Wednesday, October 27, 2010

You want me to rub WHAT over my body? WHY?

No, it’s not just a girl-thing and no, it’s not about just looking lovely and having glowing skin, although that’s a pleasant side effect. What are we talking about? Exfoliating. Ex… what? Exfoliating. The process of rubbing something mildly abrasive over your skin to remove dead skin cells and improve circulation. “Don’t dead skins cells fall off all by themselves?” I hear you asking. Well yes, they do. Eventually. But before they do they clog up the skin’s natural elimination processes and reduce the body’s ability to sweat effectively and release toxins.

The skin we’re in isn’t just a wrapper to hold all the bits together. Our skin is involved in a huge range of bodily processes that all combine for good health. Our skin is the largest elimination organ in the body, efficiently removing waste; it regulates body temperature, engages us with the world around us through touch, prevents infection and enables our bodies to absorb sunlight and produce important nutrients like Vitamin D. Making sure your skin functions at its best means that all those bodily functions will also function at their best.

In many ancient cultures, coarse salt or sand are used for exfoliation.

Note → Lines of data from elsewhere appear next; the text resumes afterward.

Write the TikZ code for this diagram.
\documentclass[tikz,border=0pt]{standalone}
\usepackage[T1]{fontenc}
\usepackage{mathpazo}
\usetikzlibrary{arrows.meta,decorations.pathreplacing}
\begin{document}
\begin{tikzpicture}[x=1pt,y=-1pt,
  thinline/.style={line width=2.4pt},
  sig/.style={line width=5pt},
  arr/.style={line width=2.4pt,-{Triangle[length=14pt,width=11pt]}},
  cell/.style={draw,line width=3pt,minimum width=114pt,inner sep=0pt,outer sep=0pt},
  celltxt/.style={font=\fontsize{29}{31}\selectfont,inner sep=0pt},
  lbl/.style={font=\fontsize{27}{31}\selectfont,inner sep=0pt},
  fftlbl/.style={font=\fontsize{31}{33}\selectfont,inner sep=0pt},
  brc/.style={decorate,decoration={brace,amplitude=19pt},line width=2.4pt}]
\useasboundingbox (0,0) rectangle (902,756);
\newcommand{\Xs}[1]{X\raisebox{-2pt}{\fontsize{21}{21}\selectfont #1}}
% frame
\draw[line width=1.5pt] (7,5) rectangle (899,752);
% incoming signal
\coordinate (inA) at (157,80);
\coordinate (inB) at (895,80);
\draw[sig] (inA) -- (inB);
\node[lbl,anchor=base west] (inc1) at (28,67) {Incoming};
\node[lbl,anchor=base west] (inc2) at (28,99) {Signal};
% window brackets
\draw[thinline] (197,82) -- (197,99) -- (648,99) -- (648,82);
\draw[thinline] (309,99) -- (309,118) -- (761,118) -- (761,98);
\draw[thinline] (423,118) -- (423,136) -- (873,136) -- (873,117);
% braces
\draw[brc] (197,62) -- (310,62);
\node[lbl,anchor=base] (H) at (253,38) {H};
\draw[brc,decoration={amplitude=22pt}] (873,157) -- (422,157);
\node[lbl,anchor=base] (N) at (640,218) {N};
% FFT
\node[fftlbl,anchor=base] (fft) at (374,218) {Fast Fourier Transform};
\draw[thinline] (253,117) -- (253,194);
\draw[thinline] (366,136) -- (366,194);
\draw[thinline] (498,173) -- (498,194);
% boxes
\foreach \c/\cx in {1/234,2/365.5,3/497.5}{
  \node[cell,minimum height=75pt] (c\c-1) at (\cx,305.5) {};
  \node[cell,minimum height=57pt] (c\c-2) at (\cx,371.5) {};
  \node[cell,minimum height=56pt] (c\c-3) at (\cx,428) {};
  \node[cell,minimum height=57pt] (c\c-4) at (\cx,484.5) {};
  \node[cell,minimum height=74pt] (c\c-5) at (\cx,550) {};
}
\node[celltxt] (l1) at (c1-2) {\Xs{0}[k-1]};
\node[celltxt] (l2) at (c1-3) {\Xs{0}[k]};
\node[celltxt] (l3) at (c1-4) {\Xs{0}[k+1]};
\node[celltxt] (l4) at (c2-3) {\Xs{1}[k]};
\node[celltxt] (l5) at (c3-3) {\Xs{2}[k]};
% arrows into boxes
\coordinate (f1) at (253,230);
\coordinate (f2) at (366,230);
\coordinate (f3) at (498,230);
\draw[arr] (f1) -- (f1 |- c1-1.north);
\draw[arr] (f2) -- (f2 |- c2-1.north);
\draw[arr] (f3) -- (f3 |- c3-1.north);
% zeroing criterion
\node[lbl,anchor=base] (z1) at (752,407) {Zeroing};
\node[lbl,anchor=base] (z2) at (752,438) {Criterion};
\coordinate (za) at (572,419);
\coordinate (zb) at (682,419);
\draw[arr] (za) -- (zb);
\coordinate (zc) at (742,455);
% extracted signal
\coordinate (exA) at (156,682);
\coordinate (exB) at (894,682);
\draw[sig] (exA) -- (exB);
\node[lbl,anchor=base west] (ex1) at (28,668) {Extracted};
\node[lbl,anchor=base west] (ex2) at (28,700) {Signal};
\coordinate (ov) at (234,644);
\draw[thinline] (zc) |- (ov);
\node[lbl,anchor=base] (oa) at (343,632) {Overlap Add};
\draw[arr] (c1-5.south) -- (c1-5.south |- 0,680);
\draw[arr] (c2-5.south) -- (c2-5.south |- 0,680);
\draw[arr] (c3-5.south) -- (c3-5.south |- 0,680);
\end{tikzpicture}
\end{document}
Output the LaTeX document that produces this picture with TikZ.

Both are great but in the modern bathroom tend to play havoc with your drainage. If you do use coarse salt, you’ll need to pour a lot of hot water down the drains afterward to make sure it dissolves fully and doesn’t form a solid layer in your pipes.

If you use one of the many loofahs, mits or scrubbers on the market, please be aware that they bring a hygiene risk after the first use unless you boil them. Sitting damp in your bathroom for days on end and being full of dead skin cells and bacteria isn’t so great - the next time you use it, if you have even the slightest nick or cut on your skin, you risk infection. Brushes are good and can be used on the skin wet or dry, but also need cleaning after each use like a loofah or mit. Or you can use our new Clay Exfoliating Tablet – a bit like a big piece of soap but made from fine white unfired clay. It exfoliates gently and you also have the benefit of the clay helping to draw impurities out of the skin.

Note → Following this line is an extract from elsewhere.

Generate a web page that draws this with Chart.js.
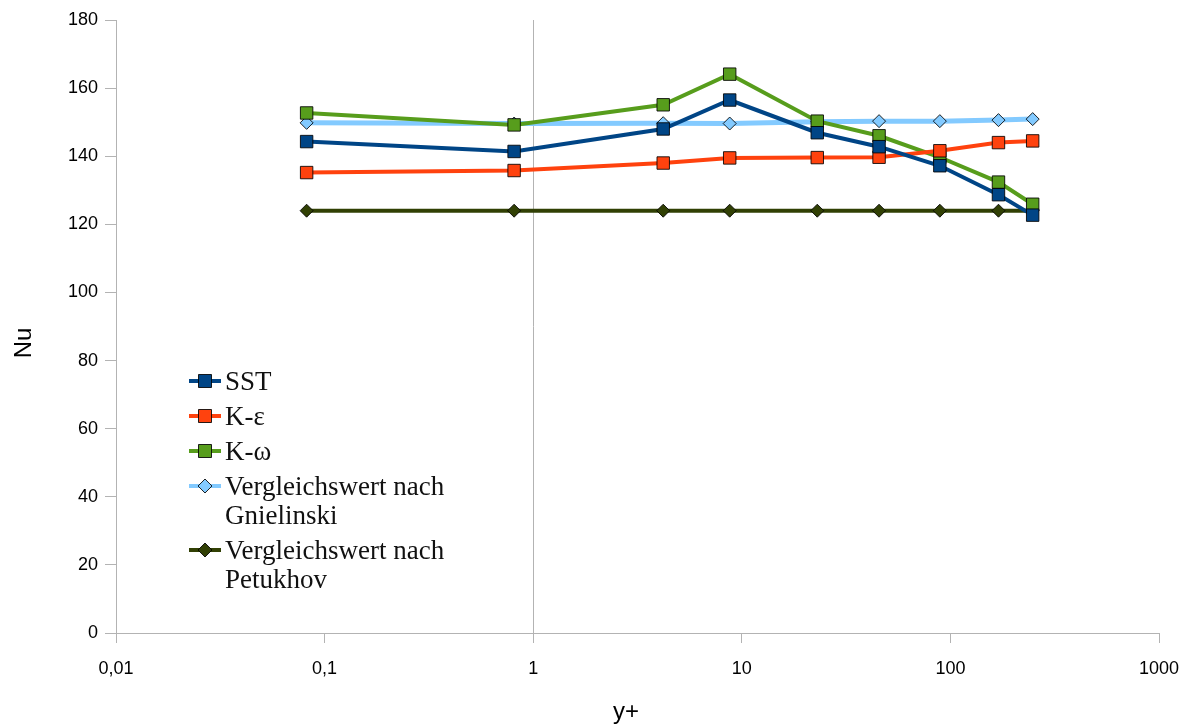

How hard should you scrub? Definitely you are aiming for nothing more than the slightest pink glow afterwards. Exfoliating is much easier after a soak in the bath or a longish shower, which softens the dead skin cells and makes them easier to remove. Be aware that areas of the body with poorer blood circulation, like outer thighs, knees, elbows, buttocks, feet etc, tend to have greater dead-skin build up and need exfoliating more often.

After exfoliating, dry yourself off and apply a natural plant-based oil all over. Why? The plant-based oil will nourish new skin, hopefully (depending on oil quality) add antioxidants and natural vitamin E to your skin and help to keep it soft, moisturized and also offset any dryness or irritation.

Think about adding regular exfoliation to your normal self-care regime for better health. Guys, that means you too! Stimulating your skin’s blood circulation and cleaning away the old dead skin cells is not unlike cleaning the filtration in your swimming pool or airconditoner. Everything works more efficiently afterwards, and you have the added benefit of glowing, smooth skin that is a pleasure for you, and others, to touch.


  1. NICE article!! Well done!
    Cheers! Gina

  2. Makes me want to grab a clay exfoliating tablet and jump in a hot tub of water right now :-) Hmmm, I better get me one to try!
    Thanks for always providing so much wonderful information.